BEGIN

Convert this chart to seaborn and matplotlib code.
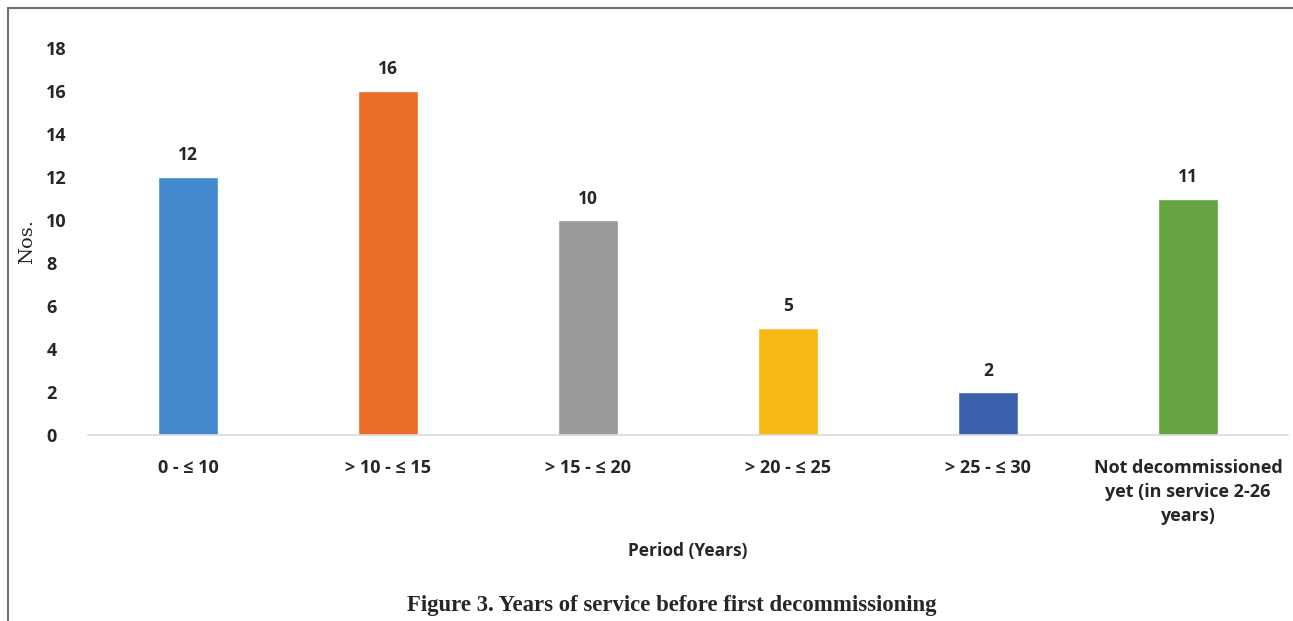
import matplotlib
matplotlib.use("Agg")
import matplotlib.pyplot as plt
import seaborn as sns
import pandas as pd
from matplotlib.lines import Line2D

periods = ["0 - \u2264 10", "> 10 - \u2264 15", "> 15 - \u2264 20", "> 20 - \u2264 25",
           "> 25 - \u2264 30", "Not decommissioned\nyet (in service 2-26\nyears)"]
counts = [12, 16, 10, 5, 2, 11]
colors = ["#4389cd", "#ea6d28", "#9a9a9a", "#f8b816", "#3d60ad", "#65a441"]

df = pd.DataFrame({"Period": periods, "Nos": counts})

sns.set_style("white")
plt.rcParams['font.family'] = ['Open Sans', 'DejaVu Sans']

fig = plt.figure(figsize=(12.93, 6.21), dpi=100)
ax = fig.add_axes([88 / 1293, 186 / 621, 1200 / 1293, 387 / 621])

sns.barplot(data=df, x="Period", y="Nos", hue="Period", palette=colors,
            width=0.3, legend=False, ax=ax, saturation=1)

ax.set_ylim(0, 18)
ax.set_xlim(-0.5, 5.5)
ax.set_yticks(range(0, 19, 2))
for s in ["top", "right", "left"]:
    ax.spines[s].set_visible(False)
ax.spines["bottom"].set_color("#d9d9d9")
ax.spines["bottom"].set_linewidth(1.2)
ax.tick_params(axis="both", length=0, labelsize=13)
ax.tick_params(axis="x", pad=17)
ax.tick_params(axis="y", pad=30)
for t in ax.get_yticklabels():
    t.set_fontweight("bold")
    t.set_horizontalalignment("left")
for t in ax.get_xticklabels():
    t.set_fontweight("bold")
    t.set_linespacing(1.45)

for c in ax.containers:
    ax.bar_label(c, padding=9, fontsize=12.5, fontweight="bold")

ax.set_xlabel("Period (Years)", fontsize=12.5, fontweight="bold", labelpad=12)
ax.set_ylabel("Nos.", fontsize=14, family="DejaVu Serif")
ax.yaxis.set_label_coords(-52 / 1200, 0.5)

fig.text(672 / 1293, 1 - 605 / 621, "Figure 3. Years of service before first decommissioning",
         ha="center", va="center", fontsize=16.4, fontweight="bold", family="Liberation Serif")

# frame lines of the figure panel
fig.add_artist(Line2D([8 / 1293, 1], [1 - 8 / 621, 1 - 8 / 621], color="#707070", lw=1.5))
fig.add_artist(Line2D([8 / 1293, 8 / 1293], [0, 1 - 8 / 621], color="#707070", lw=1.5))

fig.savefig("out.png", dpi=100)
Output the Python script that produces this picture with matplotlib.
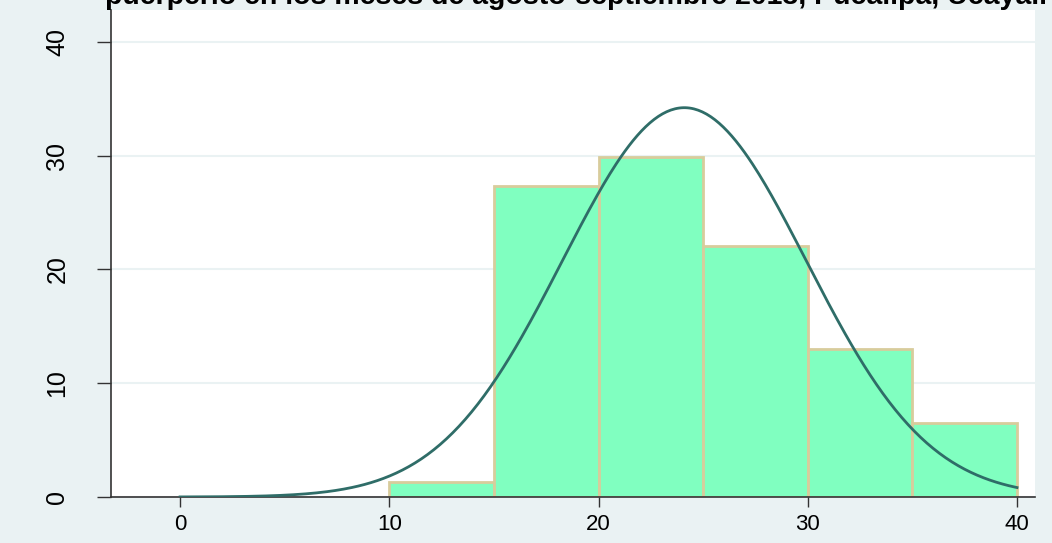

END

→ **WRITTEN EXERCISE**
Write out the entries again, exactly as given, skipping any images.

→ **ANSWER TO THE EXERCISE**
Convert this chart to seaborn and matplotlib code.
import matplotlib
matplotlib.use("Agg")
import matplotlib.pyplot as plt
import seaborn as sns
import pandas as pd
from matplotlib.lines import Line2D

periods = ["0 - \u2264 10", "> 10 - \u2264 15", "> 15 - \u2264 20", "> 20 - \u2264 25",
           "> 25 - \u2264 30", "Not decommissioned\nyet (in service 2-26\nyears)"]
counts = [12, 16, 10, 5, 2, 11]
colors = ["#4389cd", "#ea6d28", "#9a9a9a", "#f8b816", "#3d60ad", "#65a441"]

df = pd.DataFrame({"Period": periods, "Nos": counts})

sns.set_style("white")
plt.rcParams['font.family'] = ['Open Sans', 'DejaVu Sans']

fig = plt.figure(figsize=(12.93, 6.21), dpi=100)
ax = fig.add_axes([88 / 1293, 186 / 621, 1200 / 1293, 387 / 621])

sns.barplot(data=df, x="Period", y="Nos", hue="Period", palette=colors,
            width=0.3, legend=False, ax=ax, saturation=1)

ax.set_ylim(0, 18)
ax.set_xlim(-0.5, 5.5)
ax.set_yticks(range(0, 19, 2))
for s in ["top", "right", "left"]:
    ax.spines[s].set_visible(False)
ax.spines["bottom"].set_color("#d9d9d9")
ax.spines["bottom"].set_linewidth(1.2)
ax.tick_params(axis="both", length=0, labelsize=13)
ax.tick_params(axis="x", pad=17)
ax.tick_params(axis="y", pad=30)
for t in ax.get_yticklabels():
    t.set_fontweight("bold")
    t.set_horizontalalignment("left")
for t in ax.get_xticklabels():
    t.set_fontweight("bold")
    t.set_linespacing(1.45)

for c in ax.containers:
    ax.bar_label(c, padding=9, fontsize=12.5, fontweight="bold")

ax.set_xlabel("Period (Years)", fontsize=12.5, fontweight="bold", labelpad=12)
ax.set_ylabel("Nos.", fontsize=14, family="DejaVu Serif")
ax.yaxis.set_label_coords(-52 / 1200, 0.5)

fig.text(672 / 1293, 1 - 605 / 621, "Figure 3. Years of service before first decommissioning",
         ha="center", va="center", fontsize=16.4, fontweight="bold", family="Liberation Serif")

# frame lines of the figure panel
fig.add_artist(Line2D([8 / 1293, 1], [1 - 8 / 621, 1 - 8 / 621], color="#707070", lw=1.5))
fig.add_artist(Line2D([8 / 1293, 8 / 1293], [0, 1 - 8 / 621], color="#707070", lw=1.5))

fig.savefig("out.png", dpi=100)
Output the Python script that produces this picture with matplotlib.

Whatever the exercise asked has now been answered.